Sunday, June 12, 2016

Shaken....

The events of this weekend have left me shaken....

I think I'm only making this post because I need to get it all out....

When I left my house Friday evening I was excited. I was going to spend my weekend crafting, filming and babbling about Matty Healy (and Brendon Urie). There's no way that I could have anticipated the news that flooded our timelines. I'm still having trouble believing it to be honest.

I never met Christina Grimmie but I always thought that she was lovely and crazy talented. I remember watching her videos on youtube and then rooting for her on The Voice.... 22.... She was 22. JUST 22. I'm having a really hard time understanding. We get hassled about bringing outside food and water into a venue but yet this guy was able to sneak in not one, but TWO guns. HOW DOES THAT HAPPEN?!?! How does something like that slip through thus giving him an opportunity to end a life, break a family, scar SO MANY PEOPLE ???

I don't know how to process... this whole situation hits a little too close to home for me. Concerts have always been a safe have, a sanctuary for me and my friends. That now has been taken away. I've never seen Christina live but I've seen Before You Exit quite a few times.... This is the scene in which I exist. They have toured with every small band that I love. Which get you thinking that this could have happened ANYWHERE! Yet this is also the LAST place that you would expect it to happen. These shows are usually filled with so much love, acceptance and unity. Christina greeted this man with outstretched arms!!  Last month, Becca and I were complaining about how dangerous the crowd was at The 1975 show and here we are.... something 1000 times worse has happened within our safety net. I can't even IMAGINE how the fans that witnessed this are coping! Just the THOUGHT of witnessing someone that I love and admire taken from this world, BREAKS ME! My heart and prayers are with with every single person that was at that show.

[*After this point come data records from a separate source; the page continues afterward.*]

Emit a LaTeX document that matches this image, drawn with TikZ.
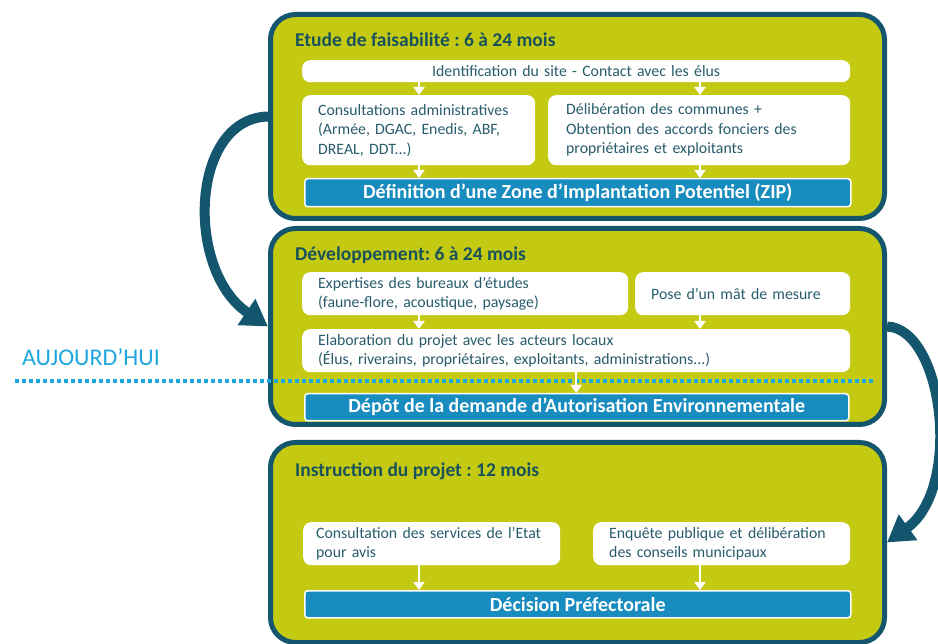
\documentclass[tikz,border=0pt]{standalone}
\usepackage{fontspec}
\setmainfont{Carlito}
\usetikzlibrary{arrows.meta}
\frenchspacing

\definecolor{panelfill}{RGB}{196,201,18}
\definecolor{panelline}{RGB}{20,86,110}
\definecolor{barblue}{RGB}{24,140,190}
\definecolor{titletext}{RGB}{24,82,90}
\definecolor{bodytext}{RGB}{40,92,108}
\definecolor{todayblue}{RGB}{30,166,222}

\begin{document}
\begin{tikzpicture}[x=1pt, y=-1pt,
  panel/.style={draw=panelline, line width=5pt, fill=panelfill, rounded corners=25pt,
    anchor=north west, inner sep=0pt},
  ptitle/.style={anchor=base west, inner sep=0pt, text=titletext,
    font=\fontsize{19.5}{22}\selectfont\bfseries},
  wbox/.style={fill=white, rounded corners=8pt, anchor=north west, align=left,
    inner xsep=16pt, inner ysep=0pt, text=bodytext, font=\fontsize{15.8}{19.5}\selectfont},
  bar/.style={fill=barblue, draw=white, line width=1.5pt, rounded corners=3pt, anchor=north west,
    inner sep=0pt, text=white, font=\fontsize{20}{22}\selectfont\bfseries},
  wa/.style={white, line width=2pt, -{Triangle[width=11pt,length=8pt]}},
  bigarrow/.style={panelline, line width=10pt, -{Triangle[width=30pt,length=26pt]}},
  today/.style={todayblue, line width=4pt, dash pattern=on 4pt off 3pt}]

  \useasboundingbox (0,0) rectangle (938,644);

  % column positions of the small arrows
  \coordinate (colL) at (419,0);
  \coordinate (colR) at (700,0);

  % Panels
  \node[panel, minimum width=614pt, minimum height=204pt] (p1) at (268,12) {};
  \node[panel, minimum width=614pt, minimum height=196pt] (p2) at (268,226) {};
  \node[panel, minimum width=614pt, minimum height=200pt] (p3) at (268,440) {};

  % Etude de faisabilite
  \node[ptitle] (t1) at (295,47) {Etude de faisabilité : 6 à 24 mois};
  \node[wbox, align=center, text width=516pt, minimum height=22pt] (ident) at (302,60)
    {Identification du site - Contact avec les élus};
  \node[wbox, text width=201pt, minimum height=70pt] (cons) at (302,95)
    {Consultations administratives\\(Armée, DGAC, Enedis, ABF,\\DREAL, DDT...)};
  \node[wbox, inner xsep=18pt, text width=266pt, minimum height=70pt] (delib) at (548,95)
    {Délibération des communes +\\Obtention des accords fonciers des\\propriétaires et exploitants};
  \node[bar, minimum width=546pt, minimum height=28pt] (zip) at (304,178)
    {Définition d’une Zone d’Implantation Potentiel (ZIP)};
  \draw[wa] (ident.south -| colL) -- (cons.north -| colL);
  \draw[wa] (ident.south -| colR) -- (delib.north -| colR);
  \draw[wa] (cons.south -| colL) -- (zip.north -| colL);
  \draw[wa] (delib.south -| colR) -- (zip.north -| colR);

  % Developpement
  \node[ptitle] (t2) at (295,261) {Développement: 6 à 24 mois};
  \node[wbox, text width=294pt, minimum height=43pt] (expert) at (302,272)
    {Expertises des bureaux d’études\\(faune-flore, acoustique, paysage)};
  \node[wbox, text width=183pt, minimum height=43pt] (mast) at (635,272)
    {Pose d’un mât de mesure};
  \node[wbox, text width=516pt, minimum height=43pt] (elab) at (302,329)
    {Elaboration du projet avec les acteurs locaux\\(Élus, riverains, propriétaires, exploitants, administrations...)};
  \node[bar, minimum width=544pt, minimum height=27pt] (depot) at (304,393)
    {Dépôt de la demande d’Autorisation Environnementale};
  \draw[wa] (expert.south -| colL) -- (elab.north -| colL);
  \draw[wa] (mast.south -| colR) -- (elab.north -| colR);

  % Aujourd'hui
  \coordinate (nowL) at (15,381);
  \coordinate (nowR) at (873,381);
  \node[anchor=base west, text=todayblue, font=\fontsize{24}{26}\selectfont, inner sep=0pt]
    (now) at (22,366) {AUJOURD’HUI};
  \draw[today] (nowL) -- (nowR);
  \draw[wa] (elab.south) -- (depot.north -| elab.south);

  % Instruction du projet
  \node[ptitle] (t3) at (295,477) {Instruction du projet : 12 mois};
  \node[wbox, inner xsep=13pt, text width=231pt, minimum height=43pt] (etat) at (303,522)
    {Consultation des services de l’Etat\\pour avis};
  \node[wbox, text width=225pt, minimum height=43pt] (enq) at (593,522)
    {Enquête publique et délibération\\des conseils municipaux};
  \node[bar, minimum width=546pt, minimum height=27pt] (prefet) at (304,590)
    {Décision Préfectorale};
  \draw[wa] (etat.south -| colL) -- (prefet.north -| colL);
  \draw[wa] (enq.south -| colR) -- (prefet.north -| colR);

  % Big arrows between panels
  \draw[bigarrow] (p1.west) .. controls +(-78,2) and +(-83,-56) .. (p2.west);
  \draw[bigarrow] (p2.east) .. controls +(56,2) and +(76,-55) .. (p3.east);

\end{tikzpicture}
\end{document}
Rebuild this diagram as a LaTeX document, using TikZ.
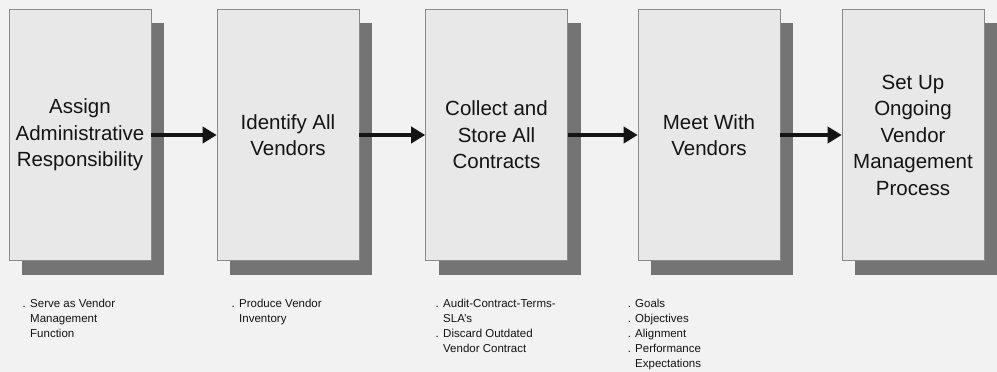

I can't even begin to express how awful I feel for Before You Exit. Their FRIEND was MURDERED at THEIR show in their hometown. They risked their lives to go back inside to warn the fans. I applaud them. That changes a person. They must also be so afraid. This happened once, could it happen again? I pray that they are able to heal.

My heart BREAKS for her family! Her brother! How does someone get through something like this. ESPECIALLY having witnessed it. I pray for their strength. I pray that they are consistently surrounded by love and support .

Music is supposed to heal.

I come home this morning (Sunday), excited for The Tonys to find out about the MASSACRE in Orlando. I... I honestly don't understand. I don't understand how people can be SO FILLED WITH HATE AND IGNORANCE! I'm honestly still trying to process. I don't understand my country. I don't understand humanity. This world is a scary place. The fact that you can be slaughtered for simply EXISTING... not agreeing with or understanding someone's lifestyle does not give anyone the right to take a life. Just because for some bizarre reason we in this country have the right to bear arms... YOU DO NOT HAVE THE RIGHT TO TAKE ANOTHER LIFE!!

It's heartbreaking that because of some extremist, MONSTER ignorants everywhere will have another reason to attack Muslims... like there are not extremist groups of EVERY religion. I'm not Muslim but I've known many and from what I've learned, Islam is a religion of PEACE. But people try to DESTROY what they do not understand. They aren't WILLING to understand! I guess that can be said for this entire situation. LGBTQ+ people are DESTROYED because people don't understand. Apparently the answer is hate. People hide behind religion as an excuse to spread hate and intolerance and it makes me sick.

As a Christian I don't understand how people can hurt others in the name of God. WHAT GOD?!? My God is a God of Love. Whatever you believe, the root is LOVE. We are not here to judge others but to Love as Jesus Loves. While he was on Earth He gave His Love to ALL. PERIOD!

I don't know... I just don't know.

I send so much love to the survivors of this tragedy as well as the family and friends of the souls lost.

To my LGBTQ+ friends, family, acquaintances ... I LOVE YOU SO MUCH AND MY HEART IS WITH YOU.

"We live through times when hate and fear seem stronger
We rise and fall and light from dying embers
Remembrances that hope and love lasts long
And love is love is love is love is love is love is love is love is love
Cannot be killed or swept aside" - Lin-Manuel Miranda 6/12/2016


I am heartbroken, scared,  sick, and EXHAUSTED! It's PAST time for change.